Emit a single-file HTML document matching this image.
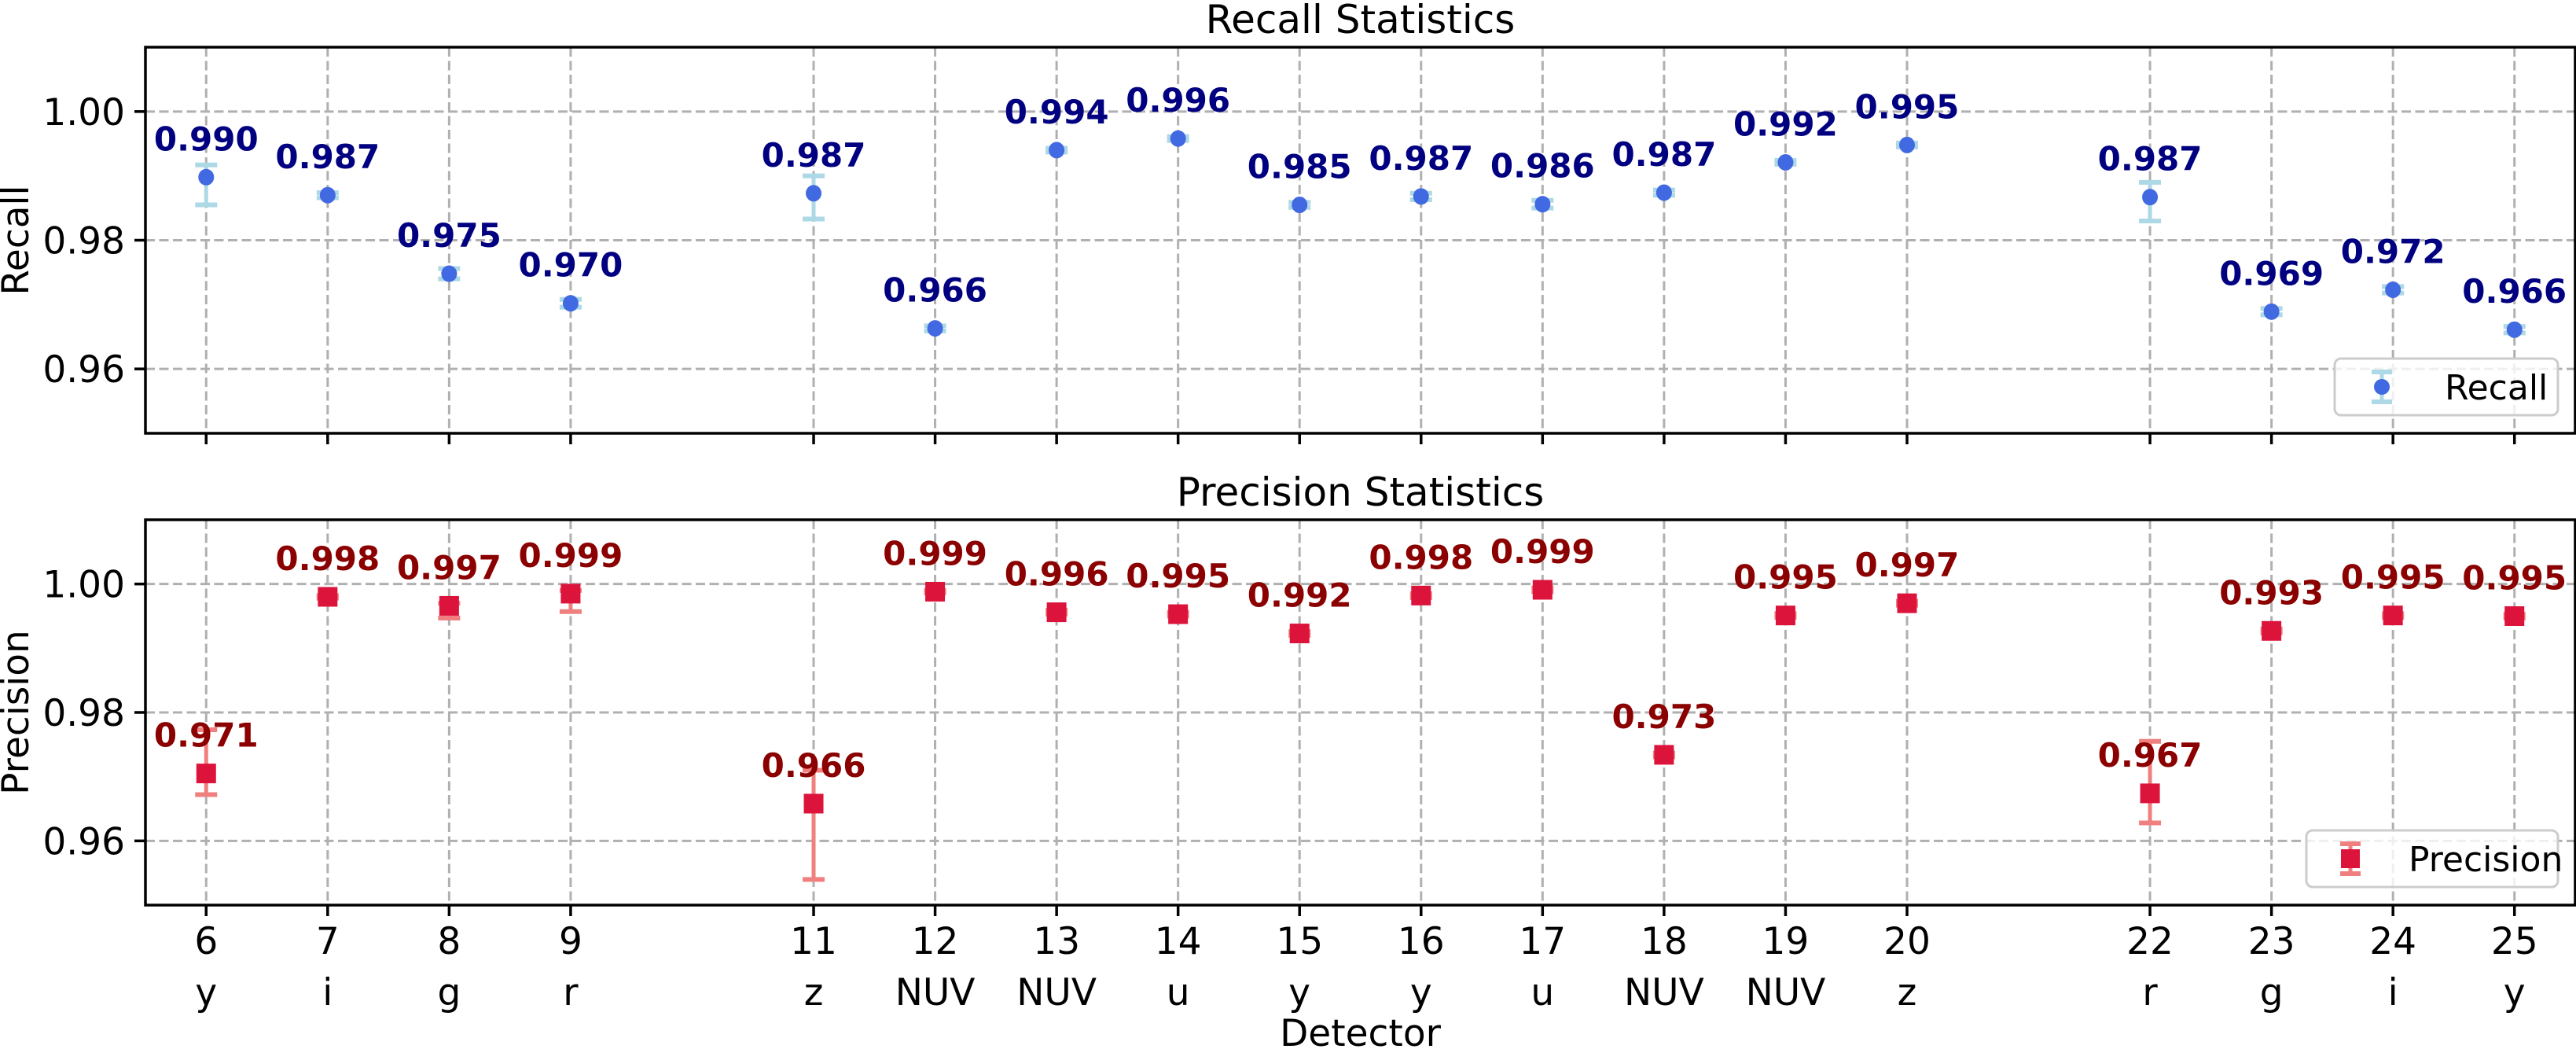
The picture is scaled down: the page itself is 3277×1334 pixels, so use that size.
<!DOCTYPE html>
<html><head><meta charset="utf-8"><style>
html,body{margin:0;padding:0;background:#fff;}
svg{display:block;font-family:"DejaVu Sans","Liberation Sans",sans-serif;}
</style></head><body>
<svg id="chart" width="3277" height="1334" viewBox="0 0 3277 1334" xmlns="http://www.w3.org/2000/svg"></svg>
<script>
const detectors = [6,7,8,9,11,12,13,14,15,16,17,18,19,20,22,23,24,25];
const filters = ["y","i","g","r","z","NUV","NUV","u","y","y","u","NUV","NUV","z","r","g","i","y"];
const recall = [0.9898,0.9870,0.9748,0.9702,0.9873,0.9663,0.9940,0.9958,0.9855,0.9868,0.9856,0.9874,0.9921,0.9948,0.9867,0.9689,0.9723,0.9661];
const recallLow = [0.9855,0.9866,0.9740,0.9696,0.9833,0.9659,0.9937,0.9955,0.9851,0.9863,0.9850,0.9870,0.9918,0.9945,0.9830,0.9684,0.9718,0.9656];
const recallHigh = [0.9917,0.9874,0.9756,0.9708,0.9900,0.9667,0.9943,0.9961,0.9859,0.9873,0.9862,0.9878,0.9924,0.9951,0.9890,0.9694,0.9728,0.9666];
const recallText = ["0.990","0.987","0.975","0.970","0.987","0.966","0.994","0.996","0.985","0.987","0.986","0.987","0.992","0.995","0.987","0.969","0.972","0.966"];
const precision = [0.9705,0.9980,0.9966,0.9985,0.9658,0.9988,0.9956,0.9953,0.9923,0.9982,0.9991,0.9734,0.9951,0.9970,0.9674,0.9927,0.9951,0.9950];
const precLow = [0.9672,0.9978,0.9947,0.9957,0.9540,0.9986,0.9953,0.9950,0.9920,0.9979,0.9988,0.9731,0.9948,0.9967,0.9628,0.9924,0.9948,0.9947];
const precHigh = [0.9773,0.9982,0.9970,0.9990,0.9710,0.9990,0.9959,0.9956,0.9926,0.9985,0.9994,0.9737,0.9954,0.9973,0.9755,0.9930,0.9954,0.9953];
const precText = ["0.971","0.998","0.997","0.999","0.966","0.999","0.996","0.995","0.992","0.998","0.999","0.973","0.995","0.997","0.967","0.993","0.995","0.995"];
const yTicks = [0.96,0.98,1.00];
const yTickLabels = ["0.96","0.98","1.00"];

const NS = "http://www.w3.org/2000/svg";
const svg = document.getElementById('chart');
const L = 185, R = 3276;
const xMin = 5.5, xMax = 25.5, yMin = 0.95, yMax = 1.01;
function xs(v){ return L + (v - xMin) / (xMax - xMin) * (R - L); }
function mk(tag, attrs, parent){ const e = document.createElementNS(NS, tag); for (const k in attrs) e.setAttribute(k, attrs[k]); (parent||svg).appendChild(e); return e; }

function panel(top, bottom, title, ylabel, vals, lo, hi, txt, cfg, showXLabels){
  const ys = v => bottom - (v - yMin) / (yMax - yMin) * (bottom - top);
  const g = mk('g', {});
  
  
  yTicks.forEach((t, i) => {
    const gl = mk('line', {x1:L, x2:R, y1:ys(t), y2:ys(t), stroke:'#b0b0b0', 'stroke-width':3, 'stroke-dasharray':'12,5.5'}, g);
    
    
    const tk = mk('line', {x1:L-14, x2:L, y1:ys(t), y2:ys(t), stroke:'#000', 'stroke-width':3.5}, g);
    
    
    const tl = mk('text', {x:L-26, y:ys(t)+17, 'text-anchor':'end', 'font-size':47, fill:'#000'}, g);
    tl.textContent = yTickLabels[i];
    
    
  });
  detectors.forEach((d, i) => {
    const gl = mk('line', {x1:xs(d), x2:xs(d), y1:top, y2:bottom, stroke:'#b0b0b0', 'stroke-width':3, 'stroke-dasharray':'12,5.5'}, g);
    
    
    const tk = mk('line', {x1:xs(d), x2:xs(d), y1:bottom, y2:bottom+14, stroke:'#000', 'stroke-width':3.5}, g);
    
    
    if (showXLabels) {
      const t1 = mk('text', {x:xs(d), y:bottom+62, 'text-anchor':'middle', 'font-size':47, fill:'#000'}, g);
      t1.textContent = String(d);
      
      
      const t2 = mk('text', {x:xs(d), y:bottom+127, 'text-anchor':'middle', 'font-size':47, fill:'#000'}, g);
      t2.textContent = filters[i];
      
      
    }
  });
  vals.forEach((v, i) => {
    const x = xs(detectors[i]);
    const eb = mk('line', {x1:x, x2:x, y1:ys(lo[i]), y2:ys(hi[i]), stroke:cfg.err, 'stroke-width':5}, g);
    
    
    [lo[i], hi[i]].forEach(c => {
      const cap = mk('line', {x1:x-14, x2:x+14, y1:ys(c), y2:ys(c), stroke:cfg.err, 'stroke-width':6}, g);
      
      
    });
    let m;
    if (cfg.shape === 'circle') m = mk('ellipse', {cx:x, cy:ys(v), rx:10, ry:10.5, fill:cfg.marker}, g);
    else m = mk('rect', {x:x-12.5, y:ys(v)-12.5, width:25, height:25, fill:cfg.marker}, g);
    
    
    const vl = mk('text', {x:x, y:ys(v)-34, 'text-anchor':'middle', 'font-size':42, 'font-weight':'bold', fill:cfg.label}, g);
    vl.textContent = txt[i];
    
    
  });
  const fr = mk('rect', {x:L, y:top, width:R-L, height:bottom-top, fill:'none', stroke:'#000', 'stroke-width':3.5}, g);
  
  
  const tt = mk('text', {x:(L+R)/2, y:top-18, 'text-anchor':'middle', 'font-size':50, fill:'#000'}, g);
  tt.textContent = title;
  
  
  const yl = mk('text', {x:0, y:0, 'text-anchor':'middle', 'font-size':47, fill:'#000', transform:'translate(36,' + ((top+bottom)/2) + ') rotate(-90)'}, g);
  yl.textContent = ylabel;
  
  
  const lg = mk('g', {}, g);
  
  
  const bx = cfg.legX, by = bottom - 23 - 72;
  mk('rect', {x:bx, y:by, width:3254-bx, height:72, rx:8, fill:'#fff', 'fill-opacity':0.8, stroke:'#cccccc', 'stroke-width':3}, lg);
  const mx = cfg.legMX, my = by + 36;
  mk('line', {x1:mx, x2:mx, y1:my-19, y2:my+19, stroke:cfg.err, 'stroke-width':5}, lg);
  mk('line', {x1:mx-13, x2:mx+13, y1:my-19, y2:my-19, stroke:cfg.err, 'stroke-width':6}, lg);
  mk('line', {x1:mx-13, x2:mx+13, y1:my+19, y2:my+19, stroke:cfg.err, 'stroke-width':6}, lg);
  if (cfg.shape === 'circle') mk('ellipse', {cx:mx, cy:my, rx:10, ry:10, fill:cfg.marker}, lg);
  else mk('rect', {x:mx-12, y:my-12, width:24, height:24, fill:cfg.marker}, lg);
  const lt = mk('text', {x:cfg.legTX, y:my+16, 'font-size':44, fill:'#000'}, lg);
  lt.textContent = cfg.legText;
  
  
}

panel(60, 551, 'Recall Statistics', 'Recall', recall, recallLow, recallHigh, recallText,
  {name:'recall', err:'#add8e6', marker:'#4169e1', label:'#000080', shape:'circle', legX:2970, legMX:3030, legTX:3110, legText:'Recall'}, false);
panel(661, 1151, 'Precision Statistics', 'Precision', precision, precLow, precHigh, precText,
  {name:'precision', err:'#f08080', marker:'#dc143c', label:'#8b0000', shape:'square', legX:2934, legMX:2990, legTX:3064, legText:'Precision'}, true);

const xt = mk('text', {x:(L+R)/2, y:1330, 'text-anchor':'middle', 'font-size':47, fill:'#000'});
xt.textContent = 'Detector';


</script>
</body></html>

▬▬▬

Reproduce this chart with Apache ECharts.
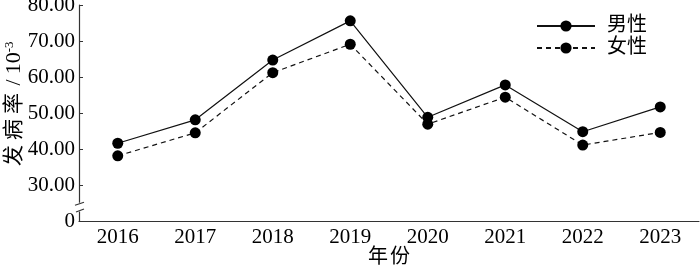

▬▬▬

Instructions for the task: Copy each line containing the word "this" from the data.

Problem solution:
Emit a single-file HTML document matching this image.
Reproduce this chart with Apache ECharts.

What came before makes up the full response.